In the last act free, Neri goes to the house of Ginerva, intending to murder Giannetto, whom he believes to be with Ginerva, who, wrapped in a voluminous red cloak, is in her chamber, and whom he kills. Coming from the room beholding Giannetto standing before him, and learning what he has done, Neri then goes mad indeed, and his enemy escapes him in the powerlessness of his gibbering insanity. These details only suggest the plot of Benelli's drama, sordid, gruesome, horrible, but, as drama, powerful and thrilling - requiring, as opera, for adequate musical elucidation and enhancement, a score much more fluent, colorful and distinguished than Giordano has proved himself able to write.

The voice parts mostly are in the form of tiresome recitative and fervent declamation, taxing vocal resources and giving little opportunity for melodious or expressive utterance. But there are, as already stated, occasional glimpses of effective musical elucidation and now and then a passage of tonal appeal and value, perhaps the most effectual part of the orchestration being the brief prelude to the fourth act, the others beginning abruptly, the curtain rising on the first scene without overture or introduction.

There was evidence last night that a Philadelphia audience was glad to welcome back Mr. Ruffo, who began his American career in Philadelphia, at the Metropolitan Opera House, and who, during the memorable Hammerstein regime, won plentiful honors in a number of roles splendidly acted and magnificently sung. The part of Neri in "La Cena delle Beffe," gives Ruffo ample opportunity to exert his robust powers, both dramatically and vocally. He is stouter, more imposing than when last previously seen here, but as energetic and sonorous, rich and well nigh limitless in it volume and power. He roared and raged and went mad with a vengeance in his strenuous part last night, and if there was the exaggeration of melodrama in his acting, he fairly took the audience by storm. His reception was in the nature of an ovation.

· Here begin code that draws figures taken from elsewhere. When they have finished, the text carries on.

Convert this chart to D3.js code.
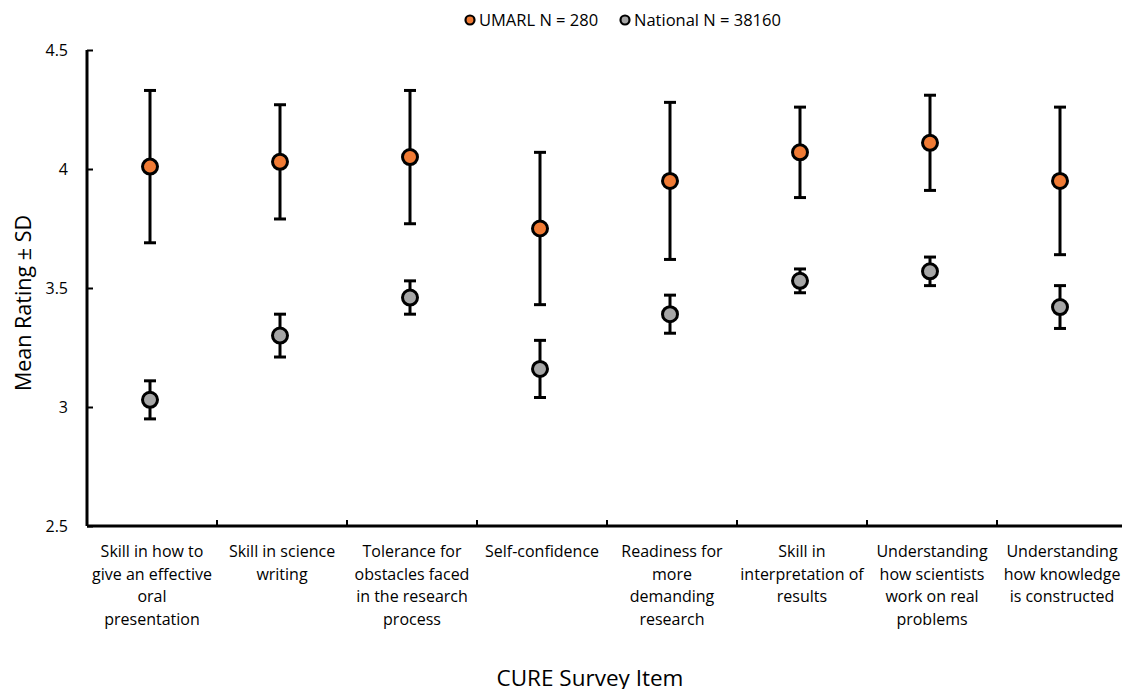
<!DOCTYPE html>
<html>
<head>
<meta charset="utf-8">
<script src="https://cdn.jsdelivr.net/npm/d3@7"></script>
<style>
  body { margin: 0; background: #fff; }
  text { font-family: "Open Sans", "Liberation Sans", sans-serif; fill: #000; }
</style>
</head>
<body>
<svg class="svg" width="1122" height="689"></svg>
<script>
let categories = [
    ['Skill in how to', 'give an effective', 'oral', 'presentation'],
    ['Skill in science', 'writing'],
    ['Tolerance for', 'obstacles faced', 'in the research', 'process'],
    ['Self-confidence'],
    ['Readiness for', 'more', 'demanding', 'research'],
    ['Skill in', 'interpretation of', 'results'],
    ['Understanding', 'how scientists', 'work on real', 'problems'],
    ['Understanding', 'how knowledge', 'is constructed']
];
let umarlMean = [4.01, 4.03, 4.05, 3.75, 3.95, 4.07, 4.11, 3.95];
let umarlSD = [0.32, 0.24, 0.28, 0.32, 0.33, 0.19, 0.20, 0.31];
let nationalMean = [3.03, 3.30, 3.46, 3.16, 3.39, 3.53, 3.57, 3.42];
let nationalSD = [0.08, 0.09, 0.07, 0.12, 0.08, 0.05, 0.06, 0.09];
let yTicks = [2.5, 3, 3.5, 4, 4.5];
let seriesNames = ['UMARL N = 280', 'National N = 38160'];
let seriesColors = ['#F07B35', '#A6A6A6'];

let plotLeft = 87, plotRight = 1127, plotTop = 50, plotBottom = 526;
let svg = d3.select('.svg');

let x = d3.scaleBand().domain(d3.range(categories.length)).range([plotLeft, plotRight]);
let y = d3.scaleLinear().domain([2.5, 4.5]).range([plotBottom, plotTop]);

// y axis
let yAxis = svg.append('g')
    .attr('transform', 'translate(' + plotLeft + ',0)')
    .call(d3.axisLeft(y).tickValues(yTicks).tickSize(-6).tickPadding(19).tickFormat(d3.format('')));
yAxis.select('.domain').attr('stroke', '#000').attr('stroke-width', 3).attr('d', 'M0,' + plotTop + 'V' + plotBottom);
yAxis.selectAll('.tick line').attr('stroke', '#000').attr('stroke-width', 2);
yAxis.selectAll('.tick text').style('font-size', '16px').attr('fill', '#000');

// x axis with boundary ticks
svg.append('line')
    .attr('x1', plotLeft).attr('x2', plotRight)
    .attr('y1', plotBottom).attr('y2', plotBottom)
    .attr('stroke', '#000').attr('stroke-width', 3);
svg.selectAll('.xtick').data(d3.range(1, categories.length)).enter().append('line')
    .attr('class', 'xtick')
    .attr('x1', d => x(d)).attr('x2', d => x(d))
    .attr('y1', plotBottom).attr('y2', plotBottom - 6)
    .attr('stroke', '#000').attr('stroke-width', 2);

let labels = svg.selectAll('.xlab').data(categories).enter().append('text')
    .attr('class', 'xlab')
    .attr('text-anchor', 'middle')
    .style('font-size', '16px');
labels.each(function (d, i) {
    let t = d3.select(this);
    d.forEach(function (line, j) {
        t.append('tspan')
            .attr('x', x(i) + x.bandwidth() / 2)
            .attr('y', 557 + j * 22.7)
            .text(line);
    });
});

// axis titles
svg.append('text')
    .attr('transform', 'translate(31,303) rotate(-90)')
    .attr('text-anchor', 'middle')
    .style('font-size', '21.5px')
    .text('Mean Rating \u00b1 SD');
svg.append('text')
    .attr('x', 590).attr('y', 686)
    .attr('text-anchor', 'middle')
    .style('font-size', '22.5px')
    .text('CURE Survey Item');

// error bars + markers
function drawSeries(means, sds, color) {
    let g = svg.append('g');
    means.forEach(function (m, i) {
        let cx = x(i) + x.bandwidth() / 2 - 2;
        g.append('line')
            .attr('x1', cx).attr('x2', cx)
            .attr('y1', y(m + sds[i])).attr('y2', y(m - sds[i]))
            .attr('stroke', '#000').attr('stroke-width', 3);
        [m + sds[i], m - sds[i]].forEach(function (v) {
            g.append('line')
                .attr('x1', cx - 6).attr('x2', cx + 6)
                .attr('y1', y(v)).attr('y2', y(v))
                .attr('stroke', '#000').attr('stroke-width', 3);
        });
        g.append('circle')
            .attr('cx', cx).attr('cy', y(m)).attr('r', 7.5)
            .attr('fill', color).attr('stroke', '#000').attr('stroke-width', 3);
    });
}
drawSeries(umarlMean, umarlSD, seriesColors[0]);
drawSeries(nationalMean, nationalSD, seriesColors[1]);

// legend
let legendX = [470, 625];
seriesNames.forEach(function (name, i) {
    svg.append('circle')
        .attr('cx', legendX[i]).attr('cy', 20).attr('r', 4.5)
        .attr('fill', seriesColors[i]).attr('stroke', '#000').attr('stroke-width', 2.2);
    svg.append('text')
        .attr('x', legendX[i] + 9).attr('y', 26)
        .style('font-size', '16.5px')
        .text(name);
});
</script>
</body>
</html>
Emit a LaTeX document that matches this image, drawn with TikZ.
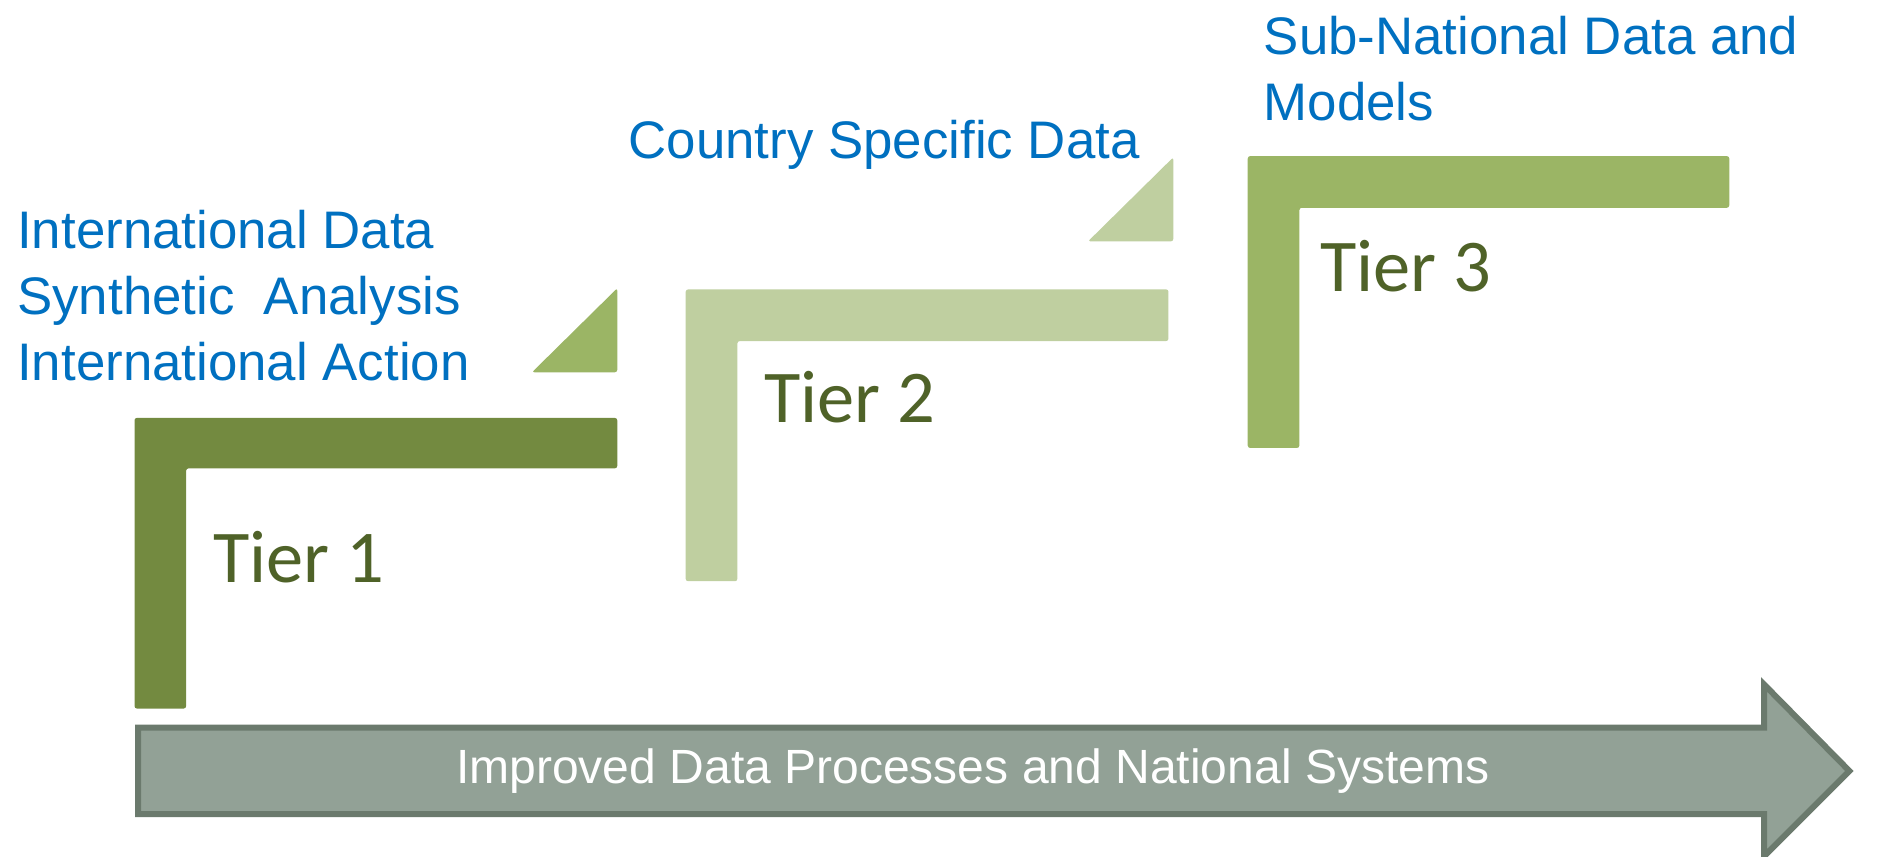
\documentclass[tikz,border=0pt]{standalone}
\usepackage{fontspec}
\setmainfont{Liberation Sans}
\newfontfamily\tierfont{Carlito}
\definecolor{oliveA}{HTML}{738A40}
\definecolor{oliveB}{HTML}{9BB565}
\definecolor{oliveC}{HTML}{BFCFA0}
\definecolor{oliveText}{HTML}{4F6228}
\definecolor{blueText}{HTML}{0070C0}
\definecolor{arrowFill}{HTML}{92A196}
\definecolor{arrowLine}{HTML}{6B7A6D}
\tikzset{
    tierlabel/.style={anchor=base west, inner sep=0pt, text=oliveText, font=\tierfont\fontsize{31}{37}\selectfont},
    bluelabel/.style={anchor=base west, inner sep=0pt, text=blueText, font=\fontsize{22}{27.5}\selectfont},
}
\begin{document}
\begin{tikzpicture}[x=0.5pt, y=0.5pt]
    \useasboundingbox (0,0) rectangle (1568,713);
    \begin{scope}
    \clip (0,0) rectangle (1568,713);
    % arrow along the bottom
    \coordinate (a0) at (115, 35);
    \coordinate (a1) at (1469, 35);
    \coordinate (a2) at (1469, 0);
    \coordinate (tip) at (1540, 71);
    \coordinate (a3) at (1469, 143);
    \coordinate (a4) at (1469, 107);
    \coordinate (a5) at (115, 107);
    \draw[fill=arrowFill, draw=arrowLine, line width=2.5pt] (a0) -- (a1) -- (a2) -- (tip) -- (a3) -- (a4) -- (a5) -- cycle;
    \end{scope}
    \node[text=white, font=\fontsize{20}{24}\selectfont] (improved) at (810, 71) {Improved Data Processes and National Systems};
    % tier 1
    \fill[oliveA, rounded corners=1pt] (112,123) -- (112,365) -- (514,365) -- (514,323) -- (155,323) -- (155,123) -- cycle;
    \fill[oliveB, rounded corners=1pt] (443,403) -- (514,473) -- (514,403) -- cycle;
    % tier 2
    \fill[oliveC, rounded corners=1pt] (571,229) -- (571,472) -- (973,472) -- (973,429) -- (614,429) -- (614,229) -- cycle;
    \fill[oliveC, rounded corners=1pt] (906,512) -- (977,582) -- (977,512) -- cycle;
    % tier 3
    \fill[oliveB, rounded corners=1pt] (1039,340) -- (1039,583) -- (1440,583) -- (1440,540) -- (1082,540) -- (1082,340) -- cycle;
    \node[tierlabel] (tier1) at (177,228) {Tier 1};
    \node[tierlabel] (tier2) at (636,361) {Tier 2};
    \node[tierlabel] (tier3) at (1099,470) {Tier 3};
    \node[bluelabel] (intdata) at (14,506) {International Data};
    \node[bluelabel] (synth) at (14,451) {Synthetic\ \ Analysis};
    \node[bluelabel] (intaction) at (14,396) {International Action};
    \node[bluelabel] (country) at (523,581) {Country Specific Data};
    \node[bluelabel] (subnat) at (1052,668) {Sub-National Data and};
    \node[bluelabel] (models) at (1052,613) {Models};
\end{tikzpicture}
\end{document}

As Gianncetto, Mr. Gigli also worked hard; too hard, in fact, for his own good. The Giordano music was written for a mere dramatic tenor than he, and in singing it he is compelled to sacrifice much of the natural lyric beauty of his voice in the effort to sing like the robust tenor that he is not. Frances Alda was the Ginerva, blonde and lovely and striving her best - not altogether unsuccessfully. But there are sopranos in the Metropolitan Company better suited to the role, though Alda perhaps, should not be too critically judged in so ungrateful a part. Ellen Dalossy, a brilliant young soprano, did a small part well, as Lisabetta, and among numerous others, Angelo Bada, as Gabriello Chiaramantesi; Louis D'Angelo as Tornaquinci, and Henreietta Wakefield, Cintia, seemed also to do as well as could be expected.